FX Daily: Tight US labour market supports the dollar
Short-dated US yields and the dollar have received some support this week from data suggesting the US labour market remains tight. Further insights into this story come from today’s US December jobs data, where decent jobs and average earnings figures should see the dollar hanging on to this year’s gains. The CEE FX rally is running out of steam
USD: The Fed still matters
It is a very familiar theme, but what the US Federal Reserve does with interest rates is still very relevant to FX markets. The dollar rallied around 1% yesterday on the strong December ADP jobs report which also pushed two-year US yields up 10-12bp. Signs of strength in the US labour market are understandably being read as prolonging both the Fed’s concern with tight labour markets and its preoccupation with suppressing inflation.
Our colleague, James Knightley, has a marginally above consensus +225k forecast for today’s US December jobs report, while he sees the unemployment rate ticking up to 3.8% (driven by a higher participation rate) and average hourly earnings growing at a still robust 5% year-on-year.
Such an outcome should probably see the dollar holding onto this week’s gains, although the FX liquidity in the immediate aftermath of a payrolls report can sometimes be used as an opportunity to exit dollar cash deposits and put money to work overseas. We cannot rule that out, but our bias would be that a strong jobs report means a strong/stronger dollar.
As we noted earlier this week, the dollar typically does well in January and February and the uncertainty around next Thursday’s US December CPI release may limit the dollar downside should today’s US data disappoint.
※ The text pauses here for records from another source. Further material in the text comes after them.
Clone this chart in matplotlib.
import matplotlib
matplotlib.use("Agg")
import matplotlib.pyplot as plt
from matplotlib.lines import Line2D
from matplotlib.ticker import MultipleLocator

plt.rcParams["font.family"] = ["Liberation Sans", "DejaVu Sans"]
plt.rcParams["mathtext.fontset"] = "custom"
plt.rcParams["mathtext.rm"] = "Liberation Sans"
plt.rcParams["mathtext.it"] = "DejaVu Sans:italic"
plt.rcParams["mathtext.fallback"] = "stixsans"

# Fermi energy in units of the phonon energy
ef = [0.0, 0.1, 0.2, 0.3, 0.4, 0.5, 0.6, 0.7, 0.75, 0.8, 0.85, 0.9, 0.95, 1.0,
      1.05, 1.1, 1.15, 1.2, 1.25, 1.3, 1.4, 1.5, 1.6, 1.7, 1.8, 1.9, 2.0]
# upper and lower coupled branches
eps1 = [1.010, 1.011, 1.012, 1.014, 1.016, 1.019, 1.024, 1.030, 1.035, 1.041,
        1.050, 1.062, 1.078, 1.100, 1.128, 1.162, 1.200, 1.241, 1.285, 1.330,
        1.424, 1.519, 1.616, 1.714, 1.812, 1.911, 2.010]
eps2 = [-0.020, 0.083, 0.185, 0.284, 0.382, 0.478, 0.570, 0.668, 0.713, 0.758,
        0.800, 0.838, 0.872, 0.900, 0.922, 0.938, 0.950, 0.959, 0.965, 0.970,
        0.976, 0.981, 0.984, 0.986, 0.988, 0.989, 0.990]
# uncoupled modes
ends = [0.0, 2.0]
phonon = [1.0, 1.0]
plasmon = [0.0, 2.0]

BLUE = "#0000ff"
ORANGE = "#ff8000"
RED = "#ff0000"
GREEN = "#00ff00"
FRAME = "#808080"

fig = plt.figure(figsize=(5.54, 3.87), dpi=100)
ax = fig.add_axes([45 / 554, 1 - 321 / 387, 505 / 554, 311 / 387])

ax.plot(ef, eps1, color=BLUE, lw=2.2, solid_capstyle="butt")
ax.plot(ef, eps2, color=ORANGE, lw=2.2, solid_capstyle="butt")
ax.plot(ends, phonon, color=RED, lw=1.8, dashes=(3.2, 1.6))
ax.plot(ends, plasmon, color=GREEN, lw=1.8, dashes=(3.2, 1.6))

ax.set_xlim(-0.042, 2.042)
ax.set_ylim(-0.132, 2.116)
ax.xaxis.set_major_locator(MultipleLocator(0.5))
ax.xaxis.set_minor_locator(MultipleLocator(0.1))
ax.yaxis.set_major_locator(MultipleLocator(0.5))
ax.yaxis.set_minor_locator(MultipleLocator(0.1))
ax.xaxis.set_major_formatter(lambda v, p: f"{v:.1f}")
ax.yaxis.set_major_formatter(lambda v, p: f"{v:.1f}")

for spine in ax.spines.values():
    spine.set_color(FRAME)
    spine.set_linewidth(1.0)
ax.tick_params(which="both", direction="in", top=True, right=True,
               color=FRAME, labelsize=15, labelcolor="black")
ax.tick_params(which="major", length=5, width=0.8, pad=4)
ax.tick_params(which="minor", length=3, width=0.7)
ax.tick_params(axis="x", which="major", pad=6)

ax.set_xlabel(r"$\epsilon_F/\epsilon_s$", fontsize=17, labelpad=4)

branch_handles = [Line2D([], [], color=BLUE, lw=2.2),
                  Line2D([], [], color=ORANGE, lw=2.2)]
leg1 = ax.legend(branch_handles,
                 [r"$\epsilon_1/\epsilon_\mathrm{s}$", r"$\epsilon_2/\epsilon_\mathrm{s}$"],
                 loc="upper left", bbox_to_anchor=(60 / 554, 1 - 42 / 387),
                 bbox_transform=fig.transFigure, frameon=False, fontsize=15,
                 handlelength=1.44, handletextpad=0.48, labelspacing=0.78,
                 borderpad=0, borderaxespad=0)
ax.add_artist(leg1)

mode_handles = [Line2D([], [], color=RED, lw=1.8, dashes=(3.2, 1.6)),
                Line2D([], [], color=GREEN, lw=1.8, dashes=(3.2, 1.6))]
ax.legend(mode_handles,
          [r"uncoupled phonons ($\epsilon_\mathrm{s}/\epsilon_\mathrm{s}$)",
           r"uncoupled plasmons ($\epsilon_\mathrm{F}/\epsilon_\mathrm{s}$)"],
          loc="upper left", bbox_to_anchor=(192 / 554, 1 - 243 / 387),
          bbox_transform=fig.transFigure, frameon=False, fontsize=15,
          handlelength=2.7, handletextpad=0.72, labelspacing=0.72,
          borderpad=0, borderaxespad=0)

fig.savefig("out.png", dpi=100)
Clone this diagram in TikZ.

105.80/106.10 could be the short-term DXY target on encouraging US jobs data.
Chris Turner
EUR: ECB pricing remains steady
Today’s release of December eurozone inflation is expected to see the headline rate dropping to 9.5% year-on-year from 10.1% in November. A fall in the headline rate should be well telegraphed given the big decline in energy prices, but the core rate is expected to nudge up to 5.1% YoY. Core inflation will increasingly be the focus as 2023 progresses, where investors and central bankers remain wary that the inflation genie is out of the bottle and reluctant to be reincarcerated.
That concern over core inflation is probably one of the factors keeping the pricing for the European Central Bank cycle quite sticky at close to another 150bp of tightening this year – taking the ECB deposit rate to 3.50%. It seems unlikely that those expectations will crumble and undermine the euro.
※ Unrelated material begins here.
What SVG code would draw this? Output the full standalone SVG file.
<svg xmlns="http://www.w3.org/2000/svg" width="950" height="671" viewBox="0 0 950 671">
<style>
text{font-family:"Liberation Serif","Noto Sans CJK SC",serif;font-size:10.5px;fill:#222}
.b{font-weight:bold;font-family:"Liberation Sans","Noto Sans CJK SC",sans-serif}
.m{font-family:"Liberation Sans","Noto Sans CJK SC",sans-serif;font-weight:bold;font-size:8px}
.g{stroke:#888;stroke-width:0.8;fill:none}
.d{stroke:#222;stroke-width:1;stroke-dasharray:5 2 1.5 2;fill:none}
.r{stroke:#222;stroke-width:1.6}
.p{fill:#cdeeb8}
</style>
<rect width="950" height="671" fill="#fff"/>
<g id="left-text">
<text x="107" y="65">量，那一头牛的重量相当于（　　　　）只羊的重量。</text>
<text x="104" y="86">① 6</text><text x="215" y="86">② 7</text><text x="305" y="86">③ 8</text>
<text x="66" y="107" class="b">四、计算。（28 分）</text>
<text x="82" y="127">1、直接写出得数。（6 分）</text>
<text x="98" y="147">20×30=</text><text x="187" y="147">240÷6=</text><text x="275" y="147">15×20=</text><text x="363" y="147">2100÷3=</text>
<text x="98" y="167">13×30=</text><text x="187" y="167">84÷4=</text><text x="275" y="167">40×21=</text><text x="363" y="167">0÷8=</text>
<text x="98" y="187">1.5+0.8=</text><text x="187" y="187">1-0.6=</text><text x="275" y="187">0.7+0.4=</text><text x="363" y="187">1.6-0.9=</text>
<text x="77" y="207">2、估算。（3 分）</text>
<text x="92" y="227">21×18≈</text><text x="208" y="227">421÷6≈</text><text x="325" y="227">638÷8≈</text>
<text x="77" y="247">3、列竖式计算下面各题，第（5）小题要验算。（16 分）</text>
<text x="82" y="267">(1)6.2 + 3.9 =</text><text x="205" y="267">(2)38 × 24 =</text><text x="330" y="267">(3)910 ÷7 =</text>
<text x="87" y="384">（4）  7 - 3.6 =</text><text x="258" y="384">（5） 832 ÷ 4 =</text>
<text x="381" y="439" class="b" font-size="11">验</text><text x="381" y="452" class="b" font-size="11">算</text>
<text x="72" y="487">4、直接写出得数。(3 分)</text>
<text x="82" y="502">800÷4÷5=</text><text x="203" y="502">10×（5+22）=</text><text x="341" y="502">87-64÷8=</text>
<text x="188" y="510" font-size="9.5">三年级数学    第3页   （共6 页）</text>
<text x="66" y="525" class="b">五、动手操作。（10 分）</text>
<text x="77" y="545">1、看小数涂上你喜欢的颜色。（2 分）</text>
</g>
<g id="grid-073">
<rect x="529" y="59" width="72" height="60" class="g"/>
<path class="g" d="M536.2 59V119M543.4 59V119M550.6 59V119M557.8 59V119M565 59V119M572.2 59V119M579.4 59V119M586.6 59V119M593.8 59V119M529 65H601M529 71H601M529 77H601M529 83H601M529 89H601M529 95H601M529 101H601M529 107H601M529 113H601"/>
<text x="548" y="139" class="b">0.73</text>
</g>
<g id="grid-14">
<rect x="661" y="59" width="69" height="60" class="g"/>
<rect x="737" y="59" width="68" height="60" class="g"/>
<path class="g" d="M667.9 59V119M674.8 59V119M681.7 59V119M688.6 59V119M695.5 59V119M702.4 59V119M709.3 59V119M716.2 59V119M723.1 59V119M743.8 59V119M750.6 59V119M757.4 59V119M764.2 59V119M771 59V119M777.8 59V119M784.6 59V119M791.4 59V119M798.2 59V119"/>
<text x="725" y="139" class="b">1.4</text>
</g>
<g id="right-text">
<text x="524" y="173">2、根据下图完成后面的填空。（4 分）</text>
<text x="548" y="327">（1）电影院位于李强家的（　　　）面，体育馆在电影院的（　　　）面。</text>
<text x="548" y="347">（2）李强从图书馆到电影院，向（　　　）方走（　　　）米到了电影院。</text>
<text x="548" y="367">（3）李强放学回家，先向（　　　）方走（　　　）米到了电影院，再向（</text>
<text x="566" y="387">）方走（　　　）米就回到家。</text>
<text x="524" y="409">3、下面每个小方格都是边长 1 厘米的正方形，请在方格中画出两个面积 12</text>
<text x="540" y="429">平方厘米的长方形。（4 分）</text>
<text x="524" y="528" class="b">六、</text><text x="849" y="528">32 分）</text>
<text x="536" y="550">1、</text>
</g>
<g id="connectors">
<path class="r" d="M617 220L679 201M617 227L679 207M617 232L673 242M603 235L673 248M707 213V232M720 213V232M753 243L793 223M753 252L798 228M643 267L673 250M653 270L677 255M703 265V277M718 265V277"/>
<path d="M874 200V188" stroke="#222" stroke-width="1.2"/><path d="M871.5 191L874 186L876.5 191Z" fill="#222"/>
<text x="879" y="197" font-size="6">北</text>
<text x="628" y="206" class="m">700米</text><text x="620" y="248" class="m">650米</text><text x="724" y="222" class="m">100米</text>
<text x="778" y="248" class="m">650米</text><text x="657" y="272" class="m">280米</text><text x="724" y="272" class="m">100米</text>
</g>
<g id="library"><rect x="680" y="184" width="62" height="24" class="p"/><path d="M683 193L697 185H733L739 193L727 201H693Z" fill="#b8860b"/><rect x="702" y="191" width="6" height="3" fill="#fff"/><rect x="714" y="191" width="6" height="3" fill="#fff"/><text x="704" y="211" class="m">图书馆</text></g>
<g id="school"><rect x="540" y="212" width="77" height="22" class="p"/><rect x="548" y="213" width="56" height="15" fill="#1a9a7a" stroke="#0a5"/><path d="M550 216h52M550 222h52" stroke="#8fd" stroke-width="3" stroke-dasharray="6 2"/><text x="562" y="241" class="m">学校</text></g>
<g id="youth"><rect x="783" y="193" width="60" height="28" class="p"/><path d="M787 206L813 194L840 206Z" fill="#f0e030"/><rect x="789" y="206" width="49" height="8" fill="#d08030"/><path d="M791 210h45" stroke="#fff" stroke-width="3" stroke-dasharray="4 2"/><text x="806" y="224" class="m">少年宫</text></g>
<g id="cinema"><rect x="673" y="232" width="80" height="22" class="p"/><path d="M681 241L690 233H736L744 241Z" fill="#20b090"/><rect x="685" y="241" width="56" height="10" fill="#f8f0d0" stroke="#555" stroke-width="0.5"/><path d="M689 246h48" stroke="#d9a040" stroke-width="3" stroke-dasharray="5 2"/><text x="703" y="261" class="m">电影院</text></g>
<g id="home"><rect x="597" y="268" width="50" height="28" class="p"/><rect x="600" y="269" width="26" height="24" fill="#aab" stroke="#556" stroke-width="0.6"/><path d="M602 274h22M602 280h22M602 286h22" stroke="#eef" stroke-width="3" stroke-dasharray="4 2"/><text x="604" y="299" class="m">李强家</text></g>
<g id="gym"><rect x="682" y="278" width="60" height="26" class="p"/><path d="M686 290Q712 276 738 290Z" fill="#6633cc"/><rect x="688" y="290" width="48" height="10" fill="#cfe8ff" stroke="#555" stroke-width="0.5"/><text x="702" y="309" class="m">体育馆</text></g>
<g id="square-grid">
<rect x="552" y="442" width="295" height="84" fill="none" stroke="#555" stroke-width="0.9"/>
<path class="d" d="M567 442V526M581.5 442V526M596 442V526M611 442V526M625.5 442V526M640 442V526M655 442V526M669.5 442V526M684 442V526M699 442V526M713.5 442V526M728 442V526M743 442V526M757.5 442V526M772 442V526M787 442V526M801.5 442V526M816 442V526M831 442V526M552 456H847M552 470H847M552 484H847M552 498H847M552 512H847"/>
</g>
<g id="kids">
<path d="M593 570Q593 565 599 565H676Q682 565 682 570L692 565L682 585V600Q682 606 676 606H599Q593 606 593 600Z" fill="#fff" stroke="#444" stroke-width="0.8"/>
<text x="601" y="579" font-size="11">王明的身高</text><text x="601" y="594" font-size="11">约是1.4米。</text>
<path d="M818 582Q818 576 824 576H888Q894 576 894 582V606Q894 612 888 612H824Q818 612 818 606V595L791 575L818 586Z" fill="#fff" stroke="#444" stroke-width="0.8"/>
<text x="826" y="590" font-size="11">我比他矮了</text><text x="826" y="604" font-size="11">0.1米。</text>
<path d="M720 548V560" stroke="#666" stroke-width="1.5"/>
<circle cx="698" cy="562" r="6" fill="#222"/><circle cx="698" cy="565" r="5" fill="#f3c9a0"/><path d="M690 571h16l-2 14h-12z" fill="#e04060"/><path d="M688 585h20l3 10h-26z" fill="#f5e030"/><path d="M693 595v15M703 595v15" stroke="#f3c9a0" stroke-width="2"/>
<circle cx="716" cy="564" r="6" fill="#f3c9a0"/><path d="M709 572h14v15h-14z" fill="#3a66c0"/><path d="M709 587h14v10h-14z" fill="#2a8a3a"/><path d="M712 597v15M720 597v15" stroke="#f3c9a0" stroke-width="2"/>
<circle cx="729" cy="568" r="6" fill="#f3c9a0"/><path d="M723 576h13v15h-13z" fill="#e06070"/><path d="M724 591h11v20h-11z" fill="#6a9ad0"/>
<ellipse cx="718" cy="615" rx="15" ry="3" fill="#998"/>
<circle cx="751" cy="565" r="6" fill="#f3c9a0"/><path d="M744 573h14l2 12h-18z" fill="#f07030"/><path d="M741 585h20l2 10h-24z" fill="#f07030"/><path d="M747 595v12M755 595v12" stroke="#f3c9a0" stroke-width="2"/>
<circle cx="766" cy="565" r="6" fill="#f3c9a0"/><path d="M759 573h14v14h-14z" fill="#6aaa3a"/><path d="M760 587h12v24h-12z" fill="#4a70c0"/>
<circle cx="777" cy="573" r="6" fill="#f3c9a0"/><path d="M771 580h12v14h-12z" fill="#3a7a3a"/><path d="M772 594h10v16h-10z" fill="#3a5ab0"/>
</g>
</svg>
In light of this and benign energy markets, we are a little wary of calling for big losses in EUR/USD. Indeed, yesterday’s drop in spot seemed to have very little impact on FX option markets. A strong US nonfarm payrolls figure today could see EUR/USD losses extend to the 1.0450 area, but 1.03 feels a little too far in the otherwise benign environment for European FX.
Chris Turner
GBP: Staying soft
GBP/USD fell quite hard on the stronger dollar yesterday to dip back under 1.19. Yesterday we highlighted the Bank of England’s Decision Maker Panel (DMP) survey and any insights it could provide on inflation expectations and wage growth. In the end, the survey hardly showed much improvement in inflation expectations and wage growth actually firmed up a little.
Yet our colleague, James Smith, pointed to the fact that the balance of firms finding it much harder to recruit had tumbled – which could be a leading indicator for softer wage growth. Nonetheless, BoE tightening expectations remain resolute as they have done for the last ten weeks. 100-125bp of hikes remain firmly priced in for late summer and we may need to see clear signs of inflation decelerating before these start to tumble.
On balance, we expect sterling to remain soft and any stronger US jobs data could be worth a move to 1.1780/1800. A more obvious target at 1.1650 feels a little too far.
Chris Turner
CEE: The current rally is running out of steam
Yesterday's CEE markets were dominated by Poland. December inflation dropped well below market expectations (from 17.5% to 16.6% YoY), while stability was expected. Although core inflation continued to rise according to our estimate, the headline number resulted in a massive rates and bond rally across the region. Moreover, National Bank of Poland Governor Adam Glapinski's press conference threw in the traditional dose of dovish rhetoric to complete this disinflationary story.
Today in Poland the markets are closed for the holiday and attention should turn to the rest of the region. In the Czech Republic, the traditional set of monthly data will be released: industrial production, construction and foreign trade. We expect industrial production to return to negative year-over-year figures, which has long been indicated by leading indicators.
In the FX market, we expect the current rally in the region to run out of steam today. Gas prices have stalled after a multi-day rally, while Polish inflation has sent interest rate differentials across the region to new record lows. Moreover, the lower EUR/USD and the outlook of strong US labour market data thus indicate a correction of previous gains in the CEE region. We saw some losses yesterday and we expect a continuation today. In our view, the most vulnerable at the moment are the leaders of the previous rally: the Czech koruna and the Hungarian forint with a move back to 24.100 EUR/CZK and 400 EUR/HUF, respectively.